川崎製鉄とNKKの統合により誕生したJFEグループのトップとして、鉄鋼業界の国際的な再編のなかで経営を指揮、その後NHK経営委員会委員長や東京電力会長を歴任したプロ経営者でもある數土文夫さん。製鉄所のエンジニアとして技術畑を歩み、やがては経営の道へと進むなかで、歴史や中国古典を座右の書に「人間学」を学び、財界きっての教養人としても知られる。そんな數土流マネジメントの流儀の一部と、リーダーのための組織運営の知恵をご紹介しよう。(第2回/全2回)
写真提供=JFEホールディングス
51歳のとき水島製鉄所(倉敷市)の企画部長となり、経営の道を歩むことを意識しはじめた。写真は、水島製鉄所(現:西日本製鉄所倉敷地区)。

これからは経営の道を歩むかもしれない

岡山県倉敷市にある水島製鉄所(現JFEスチール西日本製鉄所)の企画部長になったのは1992年4月のことで、私は51歳でした。

企画部長というのは部長の中でも経営にいちばん近い要のポジションです。私は入社以来ずっと技術畑を歩んできたわけですが、その職に就いたことで、技術畑から離れ、これから、もしかしたら経営の道を歩むことになるかもしれない、という意識が少し芽生えたのです。

当時の川崎製鉄の定年は60歳でした。しかし、私は定年後も65歳や70歳まで働くつもりでいました。

日本の製鉄技術は世界最先端ですから、発展途上国に行けば、鉄関係のエンジニアは年齢に関係なく、雇ってくれる場合が多い。とはいっても、少しでも意に沿った仕事に就くためには、私の能力を証明してくれる客観的材料が必要です。

そのために、若手のときからずっと技術論文を書き、特許も取得してきていました。当時、国内、海外含めて論文は25編ほど、特許は3、4名のチームで書いたものが100件を超えていました。

技術畑の人間として日々の仕事に向き合いつつも、60歳で定年を迎えたあと、海外でエンジニアとして雇ってもらえるための準備もしていたのです。

人の上に立つための勉強とは

しかし、論文や特許はエンジニアとしては大きな財産ですが、経営者になるとしたら、大して役立ちません。
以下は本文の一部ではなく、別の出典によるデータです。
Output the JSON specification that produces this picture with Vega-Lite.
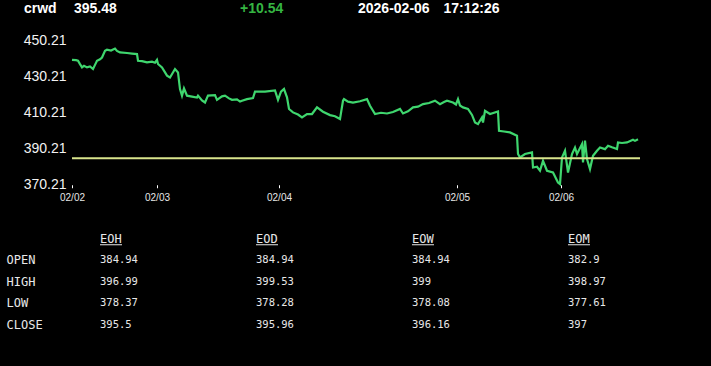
{
  "$schema": "https://vega.github.io/schema/vega-lite/v6.json",
  "background": "#000000",
  "padding": {"left": 6, "top": 2, "right": 69, "bottom": 9},
  "bounds": "flush",
  "spacing": 21.75,
  "config": {
    "view": {"stroke": null},
    "axis": {"grid": false, "domain": false, "title": null}
  },
  "vconcat": [
    {
      "width": 568,
      "height": 16.25,
      "data": {"values": [
        {"role": "symbol", "text": "crwd", "col": -48},
        {"role": "last", "text": "395.48", "col": 2},
        {"role": "change", "text": "+10.54", "col": 168},
        {"role": "date", "text": "2026-02-06", "col": 286},
        {"role": "time", "text": "17:12:26", "col": 371.5}
      ]},
      "mark": {"type": "text", "align": "left", "baseline": "middle", "dy": -1, "font": "Liberation Sans", "fontWeight": "bold", "fontSize": 14},
      "encoding": {
        "x": {"field": "col", "type": "quantitative", "scale": {"domain": [0, 568], "nice": false, "zero": false}, "axis": null},
        "text": {"field": "text"},
        "color": {"condition": {"test": "datum.role == 'change'", "value": "#35b542"}, "value": "#ffffff"}
      }
    },
    {
      "width": 568,
      "height": 144,
      "encoding": {
        "y": {"field": "v", "type": "quantitative",
          "scale": {"domain": [370.21, 450.21], "nice": false, "zero": false},
          "axis": {"values": [370.21, 390.21, 410.21, 430.21, 450.21], "format": ".2f",
            "labelOverlap": false, "labelFlush": false,
            "ticks": false, "labelPadding": 6, "labelFont": "Liberation Sans", "labelFontSize": 14, "labelColor": "#f2f2f2"}}
      },
      "layer": [
        {
          "data": {"values": [
            {"t": 0, "v": 439.6}, {"t": 4, "v": 439.4}, {"t": 6, "v": 439.1}, {"t": 8, "v": 437.2}, {"t": 10, "v": 435.4}, {"t": 12, "v": 436.3}, {"t": 15, "v": 435.4},
            {"t": 18, "v": 435.9}, {"t": 21, "v": 434.5}, {"t": 23, "v": 436.8}, {"t": 25, "v": 439.1}, {"t": 28, "v": 439.9}, {"t": 30, "v": 440.9}, {"t": 33, "v": 444.6}, {"t": 35, "v": 445.2},
            {"t": 39, "v": 444.8}, {"t": 43, "v": 445.9}, {"t": 45, "v": 444.6}, {"t": 48, "v": 443.7}, {"t": 55, "v": 443.4}, {"t": 60, "v": 443.1}, {"t": 65, "v": 442.8}, {"t": 66, "v": 439.1}, {"t": 70, "v": 438.9}, {"t": 75, "v": 438.2},
            {"t": 80, "v": 438.6}, {"t": 83, "v": 438.0}, {"t": 85, "v": 439.6}, {"t": 86, "v": 437.3}, {"t": 90, "v": 435.4}, {"t": 95, "v": 430.8}, {"t": 98, "v": 429.8},
            {"t": 103, "v": 434.5}, {"t": 106, "v": 432.6}, {"t": 108, "v": 423.4}, {"t": 110, "v": 419.7}, {"t": 112, "v": 423.7},
            {"t": 115, "v": 419.7}, {"t": 120, "v": 419.2}, {"t": 125, "v": 418.7}, {"t": 126, "v": 419.7}, {"t": 130, "v": 417.0}, {"t": 133, "v": 415.9}, {"t": 136, "v": 419.7},
            {"t": 143, "v": 420.0}, {"t": 145, "v": 417.4}, {"t": 150, "v": 419.3}, {"t": 153, "v": 419.7}, {"t": 157, "v": 418.2}, {"t": 160, "v": 417.4},
            {"t": 165, "v": 417.6}, {"t": 168, "v": 416.4}, {"t": 170, "v": 416.9}, {"t": 175, "v": 417.8}, {"t": 181, "v": 418.4}, {"t": 183, "v": 421.9}, {"t": 193, "v": 421.9}, {"t": 203, "v": 422.6},
            {"t": 206, "v": 417.4}, {"t": 209, "v": 421.9}, {"t": 212, "v": 423.4}, {"t": 215, "v": 418.8}, {"t": 217, "v": 412.3},
            {"t": 221, "v": 410.4}, {"t": 226, "v": 409.2}, {"t": 230, "v": 407.6}, {"t": 235, "v": 409.5}, {"t": 240, "v": 409.5}, {"t": 245, "v": 413.2},
            {"t": 251, "v": 410.8}, {"t": 258, "v": 408.9}, {"t": 263, "v": 408.3}, {"t": 268, "v": 406.7}, {"t": 271, "v": 416.9}, {"t": 272, "v": 417.8},
            {"t": 276, "v": 416.4}, {"t": 281, "v": 415.9}, {"t": 288, "v": 416.6}, {"t": 295, "v": 417.8}, {"t": 298, "v": 414.1}, {"t": 303, "v": 409.5}, {"t": 309, "v": 410.2}, {"t": 315, "v": 409.8},
            {"t": 321, "v": 410.6}, {"t": 328, "v": 412.3}, {"t": 331, "v": 409.8}, {"t": 336, "v": 411.0}, {"t": 341, "v": 413.2}, {"t": 346, "v": 413.6}, {"t": 351, "v": 415.0}, {"t": 357, "v": 415.6}, {"t": 363, "v": 416.9},
            {"t": 368, "v": 415.0}, {"t": 372, "v": 416.2}, {"t": 375, "v": 416.9}, {"t": 381, "v": 415.9}, {"t": 384, "v": 414.8}, {"t": 386, "v": 417.8}, {"t": 388, "v": 414.2}, {"t": 391, "v": 413.2},
            {"t": 396, "v": 412.3}, {"t": 400, "v": 409.0}, {"t": 403, "v": 404.8}, {"t": 406, "v": 403.9}, {"t": 410, "v": 407.6}, {"t": 411, "v": 404.8},
            {"t": 413, "v": 411.3}, {"t": 418, "v": 409.5}, {"t": 426, "v": 410.9}, {"t": 427, "v": 400.2}, {"t": 432, "v": 399.8}, {"t": 438, "v": 399.3},
            {"t": 445, "v": 397.4}, {"t": 446, "v": 387.3}, {"t": 448, "v": 385.4}, {"t": 453, "v": 387.3}, {"t": 460, "v": 388.2},
            {"t": 461, "v": 379.8}, {"t": 465, "v": 380.2}, {"t": 468, "v": 378.0}, {"t": 471, "v": 383.5}, {"t": 475, "v": 378.0}, {"t": 481, "v": 377.0},
            {"t": 486, "v": 371.5}, {"t": 488, "v": 370.6}, {"t": 490, "v": 385.4}, {"t": 493, "v": 389.1}, {"t": 496, "v": 377.0},
            {"t": 500, "v": 387.3}, {"t": 503, "v": 390.9}, {"t": 505, "v": 387.3}, {"t": 510, "v": 392.8}, {"t": 511, "v": 382.6},
            {"t": 513, "v": 394.7}, {"t": 515, "v": 384.5}, {"t": 518, "v": 378.9}, {"t": 521, "v": 386.3}, {"t": 525, "v": 389.1},
            {"t": 528, "v": 390.9}, {"t": 533, "v": 390.0}, {"t": 536, "v": 391.9}, {"t": 540, "v": 391.0}, {"t": 545, "v": 390.0}, {"t": 546, "v": 393.7},
            {"t": 550, "v": 393.4}, {"t": 555, "v": 393.7}, {"t": 561, "v": 395.2}, {"t": 563, "v": 394.6}, {"t": 566, "v": 395.5}
          ]},
          "mark": {"type": "line", "color": "#3fd66e", "strokeWidth": 2.2},
          "encoding": {
            "x": {"field": "t", "type": "quantitative",
              "scale": {"domain": [0, 568], "nice": false, "zero": false},
              "axis": {"values": [0, 85, 207, 385, 489],
                "labelExpr": "datum.value < 40 ? '02/02' : datum.value < 150 ? '02/03' : datum.value < 300 ? '02/04' : datum.value < 450 ? '02/05' : '02/06'",
                "labelFlush": false, "labelOverlap": false,
                "ticks": true, "tickColor": "#ffffff", "tickSize": 3, "labelPadding": 5,
                "labelFont": "Liberation Sans", "labelFontSize": 10, "labelColor": "#e6e6e6"}}
          }
        },
        {
          "data": {"values": [{"v": 384.94}]},
          "mark": {"type": "rule", "color": "#d9e48c", "strokeWidth": 2}
        }
      ]
    },
    {
      "width": 524,
      "height": 150.5,
      "data": {"values": [
        {"row": "HDR", "col": "EOH", "v": "EOH"},
        {"row": "HDR", "col": "EOD", "v": "EOD"},
        {"row": "HDR", "col": "EOW", "v": "EOW"},
        {"row": "HDR", "col": "EOM", "v": "EOM"},
        {"row": "OPEN", "col": "EOH", "v": "384.94"},
        {"row": "OPEN", "col": "EOD", "v": "384.94"},
        {"row": "OPEN", "col": "EOW", "v": "384.94"},
        {"row": "OPEN", "col": "EOM", "v": "382.9"},
        {"row": "HIGH", "col": "EOH", "v": "396.99"},
        {"row": "HIGH", "col": "EOD", "v": "399.53"},
        {"row": "HIGH", "col": "EOW", "v": "399"},
        {"row": "HIGH", "col": "EOM", "v": "398.97"},
        {"row": "LOW", "col": "EOH", "v": "378.37"},
        {"row": "LOW", "col": "EOD", "v": "378.28"},
        {"row": "LOW", "col": "EOW", "v": "378.08"},
        {"row": "LOW", "col": "EOM", "v": "377.61"},
        {"row": "CLOSE", "col": "EOH", "v": "395.5"},
        {"row": "CLOSE", "col": "EOD", "v": "395.96"},
        {"row": "CLOSE", "col": "EOW", "v": "396.16"},
        {"row": "CLOSE", "col": "EOM", "v": "397"}
      ]},
      "encoding": {
        "x": {"field": "col", "type": "nominal",
          "scale": {"type": "point", "domain": ["EOH", "EOD", "EOW", "EOM"], "padding": 0.1795}, "axis": null},
        "y": {"field": "row", "type": "nominal",
          "scale": {"type": "band", "domain": ["HDR", "OPEN", "HIGH", "LOW", "CLOSE"], "paddingInner": 0, "paddingOuter": 1},
          "axis": {"labelExpr": "datum.value == 'HDR' ? '' : datum.value", "ticks": false, "tickSize": 0,
            "labelAlign": "left", "labelPadding": 66, "labelFont": "DejaVu Sans Mono", "labelFontSize": 12, "labelColor": "#e8e8e8"}}
      },
      "layer": [
        {
          "transform": [{"filter": "datum.row == 'HDR'"}],
          "mark": {"type": "text", "align": "left", "baseline": "middle", "font": "DejaVu Sans Mono", "fontSize": 12, "color": "#e8e8e8"},
          "encoding": {"text": {"field": "v"}}
        },
        {
          "transform": [{"filter": "datum.row == 'HDR'"}],
          "mark": {"type": "rule", "color": "#e8e8e8", "strokeWidth": 1, "yOffset": 6, "y2Offset": 6, "x2Offset": 22},
          "encoding": {"x2": {"field": "col"}}
        },
        {
          "transform": [{"filter": "datum.row != 'HDR'"}],
          "mark": {"type": "text", "align": "left", "baseline": "middle", "font": "DejaVu Sans Mono", "fontSize": 10.5, "color": "#e8e8e8"},
          "encoding": {"text": {"field": "v"}}
        }
      ]
    }
  ]
}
人の上に立つためには、別の勉強が必要です。そこで、これまで学んだこともない新しい五つの分野の勉強をすることにしました。具体的には、人事、営業、財務、会計ならびに原価計算、システムです。

私にとって一番の勉強法は本を読むことです。さっそく大きな本屋に出かけ、200ページ足らずの概説書を各分野で3冊、合計15冊、購入しました。

このようなとき、心がけていることが、ふたつあります。

ひとつめは、難しい本ではなく、手軽に読める本を選ぶことです。勉強するぞと張り切って、何とか原論といった分厚い本を買ってきても、往々にして途中で挫折してしまうものです。そうではなく、意外と思われるかもしれませんが、最初は全体を簡単に解説した概説書を選ぶようにします。